# Q'n again



## Paymaster (Jul 4, 2010)

I am doing baby backs, loin chops and country style ribs today.


----------



## Wyogal (Jul 4, 2010)

share your rub fixin's, please!!! Looks great!


----------



## Paymaster (Jul 4, 2010)

Wyogal said:


> share your rub fixin's, please!!! Looks great!


 
Well I was experimenting. I used 3 different rubs(not mixed together) to see which I liked best. One was an off the self herbal type rub. It is Badia Complete Seasoning. Next one was good ole Sticky Fingers BBQ Rub. The other was 1.5 cups paprika,3/4 cup brown sugar,3 3/4 tablespoon onion powder. The Neely's Rub.

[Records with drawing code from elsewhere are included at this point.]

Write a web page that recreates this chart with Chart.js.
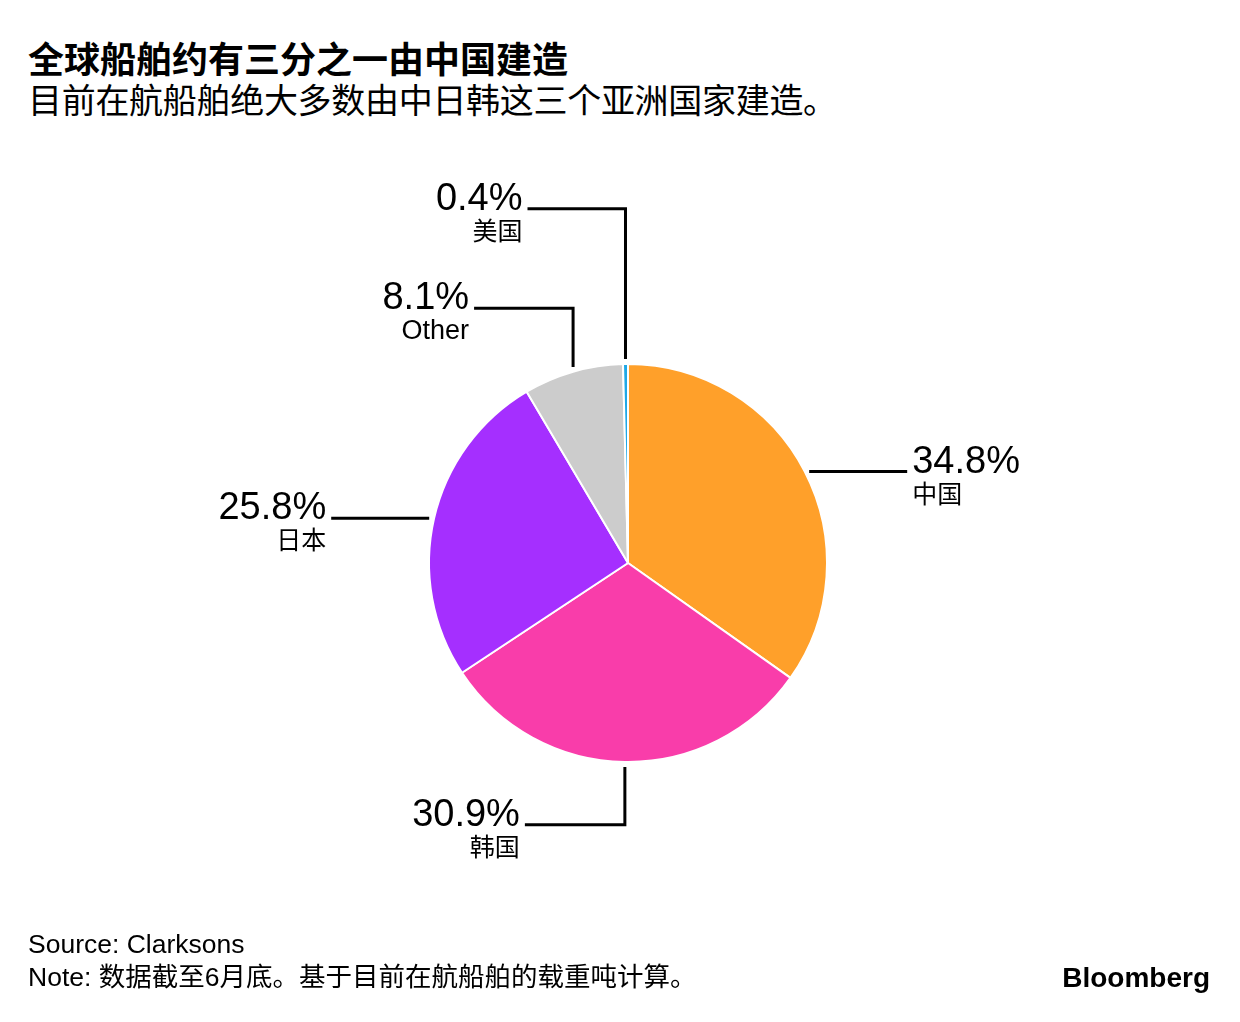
<!DOCTYPE html>
<html><head><meta charset="utf-8">
<script src="https://cdn.jsdelivr.net/npm/chart.js@4.4.1/dist/chart.umd.min.js"></script>
<style>
html,body{margin:0;padding:0;background:#fff;width:1240px;height:1022px;overflow:hidden;}
#wrap{position:absolute;left:0;top:0;width:1240px;height:1022px;}
.t{position:absolute;left:28px;color:#000;font-family:"Liberation Sans","Noto Sans CJK SC",sans-serif;white-space:nowrap;line-height:1.2;}
#title{top:36px;font-size:36px;font-weight:bold;font-family:"Noto Sans CJK SC",sans-serif;letter-spacing:0px;}
#sub{top:79px;font-size:34px;font-family:"Noto Sans CJK SC",sans-serif;letter-spacing:-0.3px;}
#src{top:929px;font-size:26.5px;}
#note{top:962px;font-size:26.5px;}
#logo{position:absolute;right:30px;top:962px;font-size:28px;font-weight:bold;font-family:"Liberation Sans",sans-serif;color:#000;}
</style></head>
<body>
<div class="t" id="title">全球船舶约有三分之一由中国建造</div>
<div class="t" id="sub">目前在航船舶绝大多数由中日韩这三个亚洲国家建造。</div>
<div id="wrap"><canvas id="c" width="1240" height="1022"></canvas></div>
<div class="t" id="src">Source: Clarksons</div>
<div class="t" id="note">Note: 数据截至6月底。基于目前在航船舶的载重吨计算。</div>
<div id="logo">Bloomberg</div>
<script>
const categories = ["中国", "韩国", "日本", "Other", "美国"];
const shares = [34.8, 30.9, 25.8, 8.1, 0.4];
const valueLabels = ["34.8%", "30.9%", "25.8%", "8.1%", "0.4%"];
const colors = ["#FFA02A", "#F93DAA", "#A52FFF", "#CCCCCC", "#1FA8E6"];

// leader layout: 'h' = horizontal from arc mid; 'v' = vertical to elbow then horizontal
const leaders = [
  {type:'h', len:98},
  {type:'v', elbow:1.315, len:-100},
  {type:'h', len:98},
  {type:'v', elbow:-1.28, len:-99},
  {type:'v', elbow:-1.78, len:-98}
];

const labelPlugin = {
  id:'leaderLabels',
  afterDatasetsDraw(chart){
    const ctx = chart.ctx;
    const meta = chart.getDatasetMeta(0);
    ctx.save();
    ctx.strokeStyle = '#000';
    ctx.lineWidth = 3;
    ctx.fillStyle = '#000';
    meta.data.forEach((arc, i) => {
      const cx = arc.x, cy = arc.y, r = arc.outerRadius;
      const mid = (arc.startAngle + arc.endAngle) / 2;
      const L = leaders[i];
      const gap = 5;
      let pts, ex, ey;
      if (L.type === 'h') {
        const dir = Math.cos(mid) >= 0 ? 1 : -1;
        ey = cy + Math.sin(mid) * r;
        const xs = cx + Math.cos(mid) * (r + gap);
        ex = xs + dir * L.len;
        pts = [[xs, ey], [ex, ey]];
      } else {
        const ax = cx + Math.cos(mid) * r;
        const ay = cy + Math.sin(mid) * (r + gap);
        ey = cy + L.elbow * r;
        ex = ax + L.len;
        pts = [[ax, ay], [ax, ey], [ex, ey]];
      }
      ctx.beginPath();
      ctx.lineJoin = 'miter';
      pts.forEach((p, k) => k ? ctx.lineTo(p[0], p[1]) : ctx.moveTo(p[0], p[1]));
      ctx.stroke();
      const right = ex > pts[0][0];
      const tx = right ? ex + 5 : ex - 5;
      ctx.textAlign = right ? 'left' : 'right';
      ctx.textBaseline = 'alphabetic';
      ctx.font = '38px "Liberation Sans", sans-serif';
      ctx.fillText(valueLabels[i], tx, ey + 1);
      ctx.textBaseline = 'top';
      const isLatin = /^[A-Za-z]/.test(categories[i]);
      ctx.font = isLatin ? '27px "Liberation Sans", sans-serif' : '25px "Noto Sans CJK SC", sans-serif';
      ctx.fillText(categories[i], tx, ey + (isLatin ? 10 : 9));
    });
    ctx.restore();
  }
};

new Chart(document.getElementById('c'), {
  type: 'pie',
  data: {
    labels: categories,
    datasets: [{
      data: shares,
      backgroundColor: colors,
      borderColor: '#fff',
      borderWidth: 2,
      hoverOffset: 0
    }]
  },
  options: {
    responsive: false,
    animation: false,
    events: [],
    layout: {padding: {left: 428, right: 412, top: 363, bottom: 259}},
    plugins: {legend: {display: false}, tooltip: {enabled: false}}
  },
  plugins: [labelPlugin]
});
</script>
</body></html>
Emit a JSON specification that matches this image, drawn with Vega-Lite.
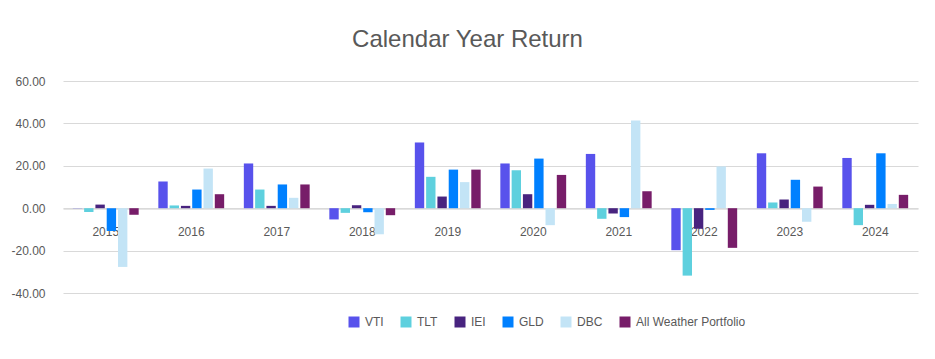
{
  "$schema": "https://vega.github.io/schema/vega-lite/v6.json",
  "autosize": {"type": "none"},
  "width": 855,
  "height": 212,
  "padding": {"left": 63, "top": 81, "right": 17, "bottom": 66},
  "background": "white",
  "title": {
    "text": "Calendar Year Return",
    "anchor": "middle",
    "dx": -23,
    "offset": 4,
    "baseline": "alphabetic",
    "font": "Liberation Sans",
    "fontSize": 24,
    "fontWeight": "normal",
    "color": "#595959"
  },
  "config": {
    "view": {"stroke": null},
    "font": "Liberation Sans"
  },
  "data": {
    "values": [
      {"year": "2015", "ticker": "VTI", "value": 0.1},
      {"year": "2015", "ticker": "TLT", "value": -1.8},
      {"year": "2015", "ticker": "IEI", "value": 1.7},
      {"year": "2015", "ticker": "GLD", "value": -10.8},
      {"year": "2015", "ticker": "DBC", "value": -27.7},
      {"year": "2015", "ticker": "All Weather Portfolio", "value": -3.1},
      {"year": "2016", "ticker": "VTI", "value": 12.6},
      {"year": "2016", "ticker": "TLT", "value": 1.3},
      {"year": "2016", "ticker": "IEI", "value": 1.1},
      {"year": "2016", "ticker": "GLD", "value": 8.8},
      {"year": "2016", "ticker": "DBC", "value": 18.7},
      {"year": "2016", "ticker": "All Weather Portfolio", "value": 6.6},
      {"year": "2017", "ticker": "VTI", "value": 21.1},
      {"year": "2017", "ticker": "TLT", "value": 8.8},
      {"year": "2017", "ticker": "IEI", "value": 1.1},
      {"year": "2017", "ticker": "GLD", "value": 11.2},
      {"year": "2017", "ticker": "DBC", "value": 4.9},
      {"year": "2017", "ticker": "All Weather Portfolio", "value": 11.2},
      {"year": "2018", "ticker": "VTI", "value": -5.3},
      {"year": "2018", "ticker": "TLT", "value": -2.2},
      {"year": "2018", "ticker": "IEI", "value": 1.4},
      {"year": "2018", "ticker": "GLD", "value": -1.9},
      {"year": "2018", "ticker": "DBC", "value": -12.3},
      {"year": "2018", "ticker": "All Weather Portfolio", "value": -3.3},
      {"year": "2019", "ticker": "VTI", "value": 31.0},
      {"year": "2019", "ticker": "TLT", "value": 14.8},
      {"year": "2019", "ticker": "IEI", "value": 5.5},
      {"year": "2019", "ticker": "GLD", "value": 18.2},
      {"year": "2019", "ticker": "DBC", "value": 12.3},
      {"year": "2019", "ticker": "All Weather Portfolio", "value": 18.2},
      {"year": "2020", "ticker": "VTI", "value": 21.1},
      {"year": "2020", "ticker": "TLT", "value": 17.9},
      {"year": "2020", "ticker": "IEI", "value": 6.6},
      {"year": "2020", "ticker": "GLD", "value": 23.4},
      {"year": "2020", "ticker": "DBC", "value": -8.0},
      {"year": "2020", "ticker": "All Weather Portfolio", "value": 15.7},
      {"year": "2021", "ticker": "VTI", "value": 25.6},
      {"year": "2021", "ticker": "TLT", "value": -5.0},
      {"year": "2021", "ticker": "IEI", "value": -2.5},
      {"year": "2021", "ticker": "GLD", "value": -4.2},
      {"year": "2021", "ticker": "DBC", "value": 41.4},
      {"year": "2021", "ticker": "All Weather Portfolio", "value": 8.0},
      {"year": "2022", "ticker": "VTI", "value": -19.8},
      {"year": "2022", "ticker": "TLT", "value": -31.8},
      {"year": "2022", "ticker": "IEI", "value": -9.7},
      {"year": "2022", "ticker": "GLD", "value": -0.8},
      {"year": "2022", "ticker": "DBC", "value": 19.7},
      {"year": "2022", "ticker": "All Weather Portfolio", "value": -18.7},
      {"year": "2023", "ticker": "VTI", "value": 25.9},
      {"year": "2023", "ticker": "TLT", "value": 2.7},
      {"year": "2023", "ticker": "IEI", "value": 4.1},
      {"year": "2023", "ticker": "GLD", "value": 13.4},
      {"year": "2023", "ticker": "DBC", "value": -6.4},
      {"year": "2023", "ticker": "All Weather Portfolio", "value": 10.2},
      {"year": "2024", "ticker": "VTI", "value": 23.7},
      {"year": "2024", "ticker": "TLT", "value": -8.0},
      {"year": "2024", "ticker": "IEI", "value": 1.6},
      {"year": "2024", "ticker": "GLD", "value": 25.9},
      {"year": "2024", "ticker": "DBC", "value": 2.0},
      {"year": "2024", "ticker": "All Weather Portfolio", "value": 6.3}
    ]
  },
  "mark": {"type": "bar"},
  "encoding": {
    "x": {
      "field": "year",
      "type": "nominal",
      "scale": {"paddingInner": 0.23, "paddingOuter": 0.115},
      "axis": {
        "title": null,
        "labelAngle": 0,
        "labelFontSize": 12,
        "labelColor": "#595959",
        "labelFont": "Liberation Sans",
        "labelPadding": 18,
        "ticks": false,
        "domainColor": "#D9D9D9",
        "offset": -84.3,
        "zindex": 0
      }
    },
    "xOffset": {
      "field": "ticker",
      "type": "nominal",
      "sort": ["VTI", "TLT", "IEI", "GLD", "DBC", "All Weather Portfolio"],
      "scale": {"paddingInner": 0.17, "paddingOuter": 0}
    },
    "y": {
      "field": "value",
      "type": "quantitative",
      "scale": {"domain": [-40, 60], "nice": false, "zero": true},
      "axis": {
        "title": null,
        "values": [-40, -20, 0, 20, 40, 60],
        "labelExpr": "replace(format(datum.value, '.2f'), '\u2212', '-')",
        "labelFontSize": 12,
        "labelColor": "#595959",
        "labelFont": "Liberation Sans",
        "labelPadding": 18,
        "ticks": false,
        "domain": false,
        "gridColor": "#D9D9D9",
        "gridWidth": 1
      }
    },
    "color": {
      "field": "ticker",
      "type": "nominal",
      "scale": {
        "domain": ["VTI", "TLT", "IEI", "GLD", "DBC", "All Weather Portfolio"],
        "range": ["#5852EC", "#5ED0DE", "#48237F", "#0080FF", "#C3E4F6", "#771D69"]
      },
      "legend": {
        "title": null,
        "orient": "none",
        "direction": "horizontal",
        "legendX": 285,
        "legendY": 235,
        "symbolType": "square",
        "symbolSize": 121,
        "symbolStrokeWidth": 0,
        "labelFontSize": 12,
        "labelColor": "#595959",
        "labelFont": "Liberation Sans",
        "labelOffset": 5,
        "columnPadding": 16,
        "padding": 0
      }
    }
  }
}
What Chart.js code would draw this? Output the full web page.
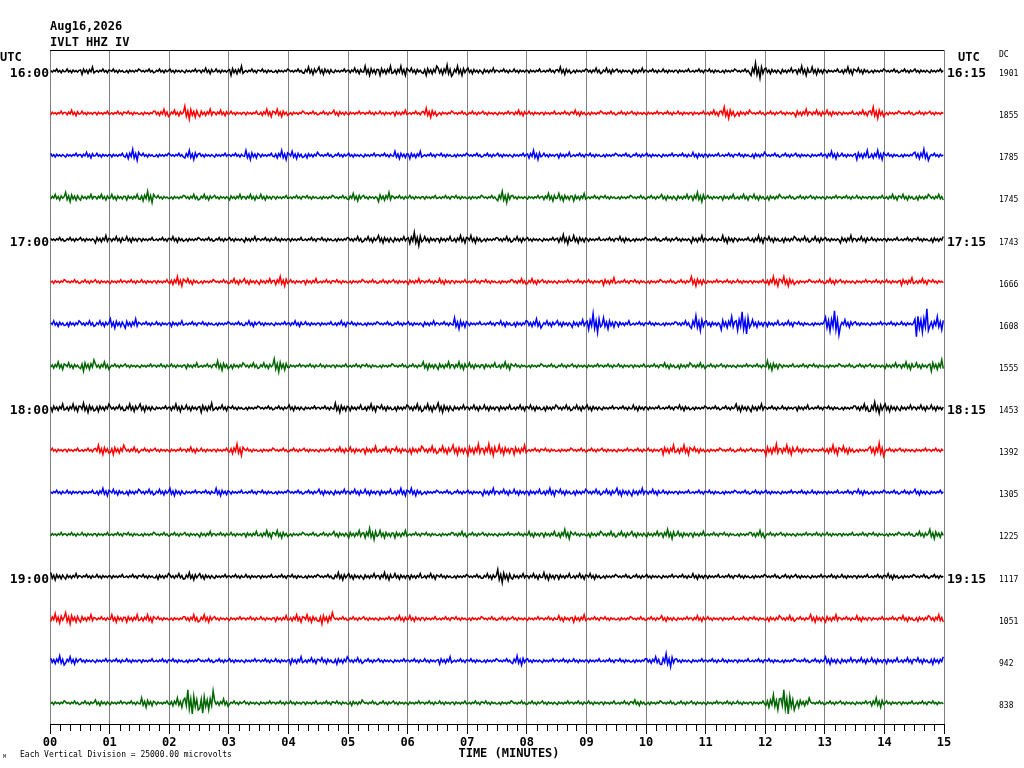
<!DOCTYPE html>
<html>
<head>
<meta charset="utf-8">
<title>IVLT HHZ IV helicorder</title>
<script src="https://cdn.jsdelivr.net/npm/chart.js@4.4.1/dist/chart.umd.min.js"></script>
<style>
  html, body { margin: 0; padding: 0; background: #fff; }
  #wrap { position: relative; width: 1024px; height: 768px; }
</style>
</head>
<body>
<div id="wrap"><canvas id="heli" width="1024" height="768"></canvas></div>
<script>
// x axis labels, one per minute
var minuteLabels = ['00', '01', '02', '03', '04', '05', '06', '07', '08', '09', '10', '11', '12', '13', '14', '15'];
// hour marks, every 4th line (15 min per line)
var leftHours = ['16:00', '17:00', '18:00', '19:00'];
var rightHours = ['16:15', '17:15', '18:15', '19:15'];
// DC offset printed at the right of each line
var dcValues = [1901, 1855, 1785, 1745, 1743, 1666, 1608, 1555, 1453, 1392, 1305, 1225, 1117, 1051, 942, 838];
// peak amplitude per 15 s window, one base-36 digit each, in 1/42 of a vertical division
var traceAmps = [
  '2242222222 3252222442 3555356533 2222423323 2222222833 5424322222',
  '2322222437 4322442223 2223252222 2322232222 2222363222 4332362222',
  '2232262225 2225254322 2224422222 2252322222 2223222322 2242552262',
  '3533336223 3233322222 4252222222 6224442222 2335233332 2222223333',
  '2224332232 2223222222 3343733442 3322542232 2224242433 3324322223',
  '2222222253 2233352322 2222323222 2332222422 2225222255 2232222432',
  '3333552232 2223223223 2222232622 335334a632 223837c433 22d42222f7',
  '4364222223 2533372222 2222244433 4222222222 2333222252 2222223436',
  '4454344243 5322223225 3433445333 3333333223 2232224422 3222464333',
  '2225532223 2262222223 3433444566 5522222222 2553222265 3254272222',
  '2224333342 2422222233 3334422224 3334333344 3222222222 2222322232',
  '2222222222 3223442223 4644222322 2233523333 3533222422 2222222235',
  '4322222334 3222222224 3343332223 7334333222 2223222222 2222223222',
  '5642444224 4222234462 2223322222 2222342222 2323222233 2442322334',
  '5422222222 2222224334 3222224222 2522222222 4722222222 2243333334',
  '222322525d c422222222 3222222222 2222222223 222222228d 5222252222'
];

var traceColors = ['#000000', '#ff0000', '#0000ff', '#006600'];
var wiggle = [0.25, -0.55, 0.35, -0.2, 1.0, -0.45, 0.3, -0.85, 0.5, -0.3];
var STEPS = wiggle.length;
var BIN = 0.25;
var DIV = 42;

var datasets = [];
for (var r = 0; r < traceAmps.length; r++) {
  var s = traceAmps[r].replace(/ /g, '');
  var pts = [];
  for (var b = 0; b < s.length; b++) {
    var a = parseInt(s[b], 36) / DIV;
    for (var k = 0; k < STEPS; k++) {
      var w = wiggle[(k + b * 3 + r * 7) % STEPS];
      pts.push({x: (b + (k + 0.5) / STEPS) * BIN, y: -r + a * w});
    }
  }
  datasets.push({
    data: pts,
    borderColor: traceColors[r % 4],
    borderWidth: 1.5,
    pointRadius: 0,
    fill: false,
    tension: 0
  });
}

var MONO = '"DejaVu Sans Mono", "Liberation Mono", monospace';

var heliText = {
  id: 'heliText',
  afterDraw: function (chart) {
    var ctx = chart.ctx;
    var area = chart.chartArea;
    var xs = chart.scales.x;
    var ys = chart.scales.y;
    ctx.save();
    // top frame line
    ctx.strokeStyle = '#000';
    ctx.lineWidth = 1;
    ctx.beginPath();
    ctx.moveTo(area.left, area.top + 0.5);
    ctx.lineTo(area.right, area.top + 0.5);
    ctx.stroke();
    // minor ticks every 10 seconds
    ctx.beginPath();
    for (var k = 1; k < 90; k++) {
      if (k % 6 === 0) continue;
      var px = Math.round(xs.getPixelForValue(k / 6)) + 0.5;
      ctx.moveTo(px, area.bottom);
      ctx.lineTo(px, area.bottom + 7);
    }
    ctx.stroke();

    ctx.fillStyle = '#000';
    ctx.textBaseline = 'alphabetic';
    ctx.textAlign = 'left';
    ctx.font = 'bold 12px ' + MONO;
    ctx.fillText('Aug16,2026', 50, 30);
    ctx.fillText('IVLT HHZ IV', 50, 46);
    ctx.fillText('UTC', 0, 61);
    ctx.fillText('UTC', 958, 61);

    ctx.font = 'bold 13px ' + MONO;
    for (var h = 0; h < leftHours.length; h++) {
      var py = ys.getPixelForValue(-h * 4);
      ctx.textAlign = 'right';
      ctx.fillText(leftHours[h], 49, py + 6);
      ctx.textAlign = 'left';
      ctx.fillText(rightHours[h], 947, py + 6);
    }

    ctx.textAlign = 'left';
    ctx.font = '8px ' + MONO;
    ctx.fillText('DC', 999, 57);
    for (var i = 0; i < dcValues.length; i++) {
      ctx.fillText(String(dcValues[i]), 999, ys.getPixelForValue(-i) + 5);
    }
    ctx.fillText('Each Vertical Division = 25000.00 microvolts', 20, 757);
    ctx.font = '5px ' + MONO;
    ctx.fillText('M', 3, 758);

    ctx.font = 'bold 12px ' + MONO;
    ctx.textAlign = 'center';
    ctx.fillText('TIME (MINUTES)', 509, 757);
    ctx.restore();
  }
};

new Chart(document.getElementById('heli'), {
  type: 'line',
  data: {datasets: datasets},
  options: {
    responsive: false,
    animation: false,
    parsing: false,
    layout: {padding: {left: 50, right: 80, top: 50, bottom: 0}},
    plugins: {legend: {display: false}, tooltip: {enabled: false}},
    scales: {
      x: {
        type: 'linear',
        min: 0,
        max: 15,
        ticks: {
          stepSize: 1,
          autoSkip: false,
          maxRotation: 0,
          padding: 2,
          color: '#000',
          font: {family: MONO, size: 12, weight: 'bold'},
          callback: function (v) { return minuteLabels[v]; }
        },
        grid: {color: '#808080', lineWidth: 1, tickColor: '#000', tickLength: 10},
        border: {color: '#000', width: 1},
        afterFit: function (scale) { scale.height = 44; }
      },
      y: {type: 'linear', min: -15.5, max: 0.5, display: false}
    }
  },
  plugins: [heliText]
});
</script>
</body>
</html>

Here is the finish. First pic is my wife's set of ribs. She has to have them wet. The rest were not glazed.


----------



## Wyogal (Jul 4, 2010)

looks good! Which did you prefer?


----------



## Paymaster (Jul 4, 2010)

Wyogal said:


> looks good! Which did you prefer?


 

They all had their appeal, but I kinda liked the Badia Complete.I did some chicken for my Mother in Law today as well and put some of the Badia on a piece of it. It was great on the chicken too.


----------